begin Provided records

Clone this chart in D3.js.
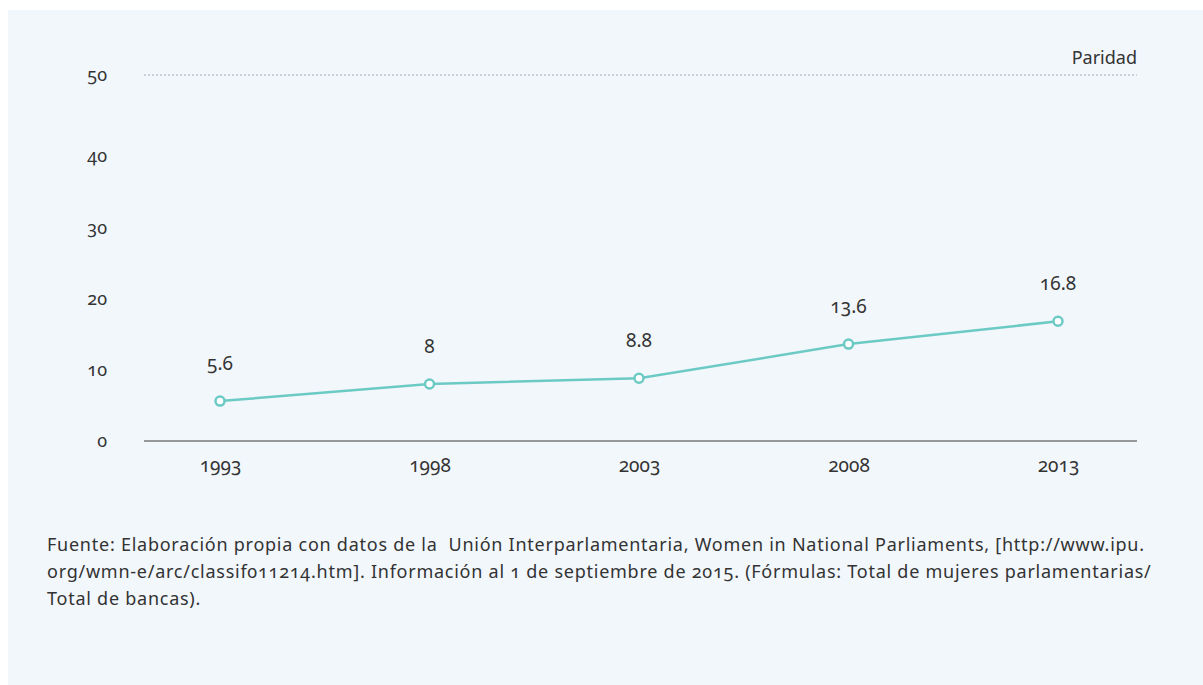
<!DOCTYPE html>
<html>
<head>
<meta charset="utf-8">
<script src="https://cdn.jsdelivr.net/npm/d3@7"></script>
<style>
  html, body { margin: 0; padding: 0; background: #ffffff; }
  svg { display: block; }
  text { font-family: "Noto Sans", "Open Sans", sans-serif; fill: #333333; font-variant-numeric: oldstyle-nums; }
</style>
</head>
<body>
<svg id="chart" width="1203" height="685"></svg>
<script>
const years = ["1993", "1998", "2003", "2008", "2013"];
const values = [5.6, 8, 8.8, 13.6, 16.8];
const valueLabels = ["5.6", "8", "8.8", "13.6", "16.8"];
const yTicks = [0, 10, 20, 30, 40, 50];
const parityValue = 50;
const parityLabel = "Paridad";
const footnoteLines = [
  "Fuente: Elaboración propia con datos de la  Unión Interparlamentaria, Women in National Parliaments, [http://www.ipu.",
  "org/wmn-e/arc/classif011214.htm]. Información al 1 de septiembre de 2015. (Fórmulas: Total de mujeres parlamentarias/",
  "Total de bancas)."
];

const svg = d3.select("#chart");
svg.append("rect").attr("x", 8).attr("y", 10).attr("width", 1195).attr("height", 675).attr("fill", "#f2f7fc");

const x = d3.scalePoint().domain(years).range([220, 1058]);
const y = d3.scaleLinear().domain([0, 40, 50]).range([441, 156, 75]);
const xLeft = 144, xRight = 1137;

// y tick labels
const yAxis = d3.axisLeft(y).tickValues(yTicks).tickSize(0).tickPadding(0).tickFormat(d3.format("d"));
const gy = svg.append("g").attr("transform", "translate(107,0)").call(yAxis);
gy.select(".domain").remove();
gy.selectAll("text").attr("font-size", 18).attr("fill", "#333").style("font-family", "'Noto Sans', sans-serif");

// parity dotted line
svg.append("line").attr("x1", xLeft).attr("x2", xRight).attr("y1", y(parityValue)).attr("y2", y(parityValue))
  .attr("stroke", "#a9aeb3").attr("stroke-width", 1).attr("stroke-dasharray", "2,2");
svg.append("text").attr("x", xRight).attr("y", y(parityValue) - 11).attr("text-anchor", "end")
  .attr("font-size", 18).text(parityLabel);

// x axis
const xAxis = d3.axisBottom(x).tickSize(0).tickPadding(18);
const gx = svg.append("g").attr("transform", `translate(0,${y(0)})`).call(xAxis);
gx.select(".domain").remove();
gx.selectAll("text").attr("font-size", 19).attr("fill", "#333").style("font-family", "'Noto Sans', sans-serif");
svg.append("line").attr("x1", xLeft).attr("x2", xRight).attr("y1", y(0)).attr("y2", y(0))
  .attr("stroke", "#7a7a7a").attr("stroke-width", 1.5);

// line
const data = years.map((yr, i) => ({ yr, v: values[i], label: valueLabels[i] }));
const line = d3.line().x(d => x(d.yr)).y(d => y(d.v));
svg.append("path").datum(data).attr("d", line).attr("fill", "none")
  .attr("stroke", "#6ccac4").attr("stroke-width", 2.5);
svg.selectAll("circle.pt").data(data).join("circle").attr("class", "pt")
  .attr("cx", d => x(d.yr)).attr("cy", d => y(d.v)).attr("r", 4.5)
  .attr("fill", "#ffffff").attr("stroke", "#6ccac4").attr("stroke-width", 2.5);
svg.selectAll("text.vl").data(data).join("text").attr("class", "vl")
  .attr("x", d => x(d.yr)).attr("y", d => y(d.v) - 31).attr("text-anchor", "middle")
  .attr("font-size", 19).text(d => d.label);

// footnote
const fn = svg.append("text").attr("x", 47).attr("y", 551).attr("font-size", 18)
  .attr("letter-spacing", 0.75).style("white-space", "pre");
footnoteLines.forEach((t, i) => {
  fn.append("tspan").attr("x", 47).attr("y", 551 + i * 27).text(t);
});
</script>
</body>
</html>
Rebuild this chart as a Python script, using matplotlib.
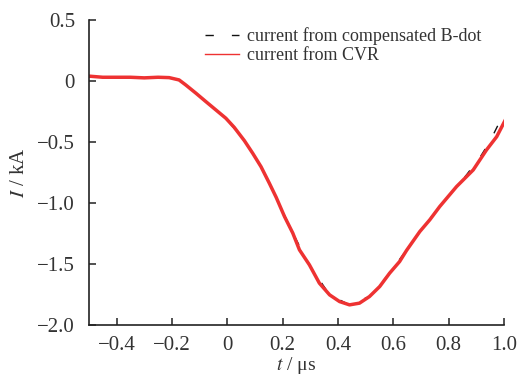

end Provided records

Which lines hold the string "this"? List them all.

Clone this chart in D3.js.
Rebuild this chart as a Python script, using matplotlib.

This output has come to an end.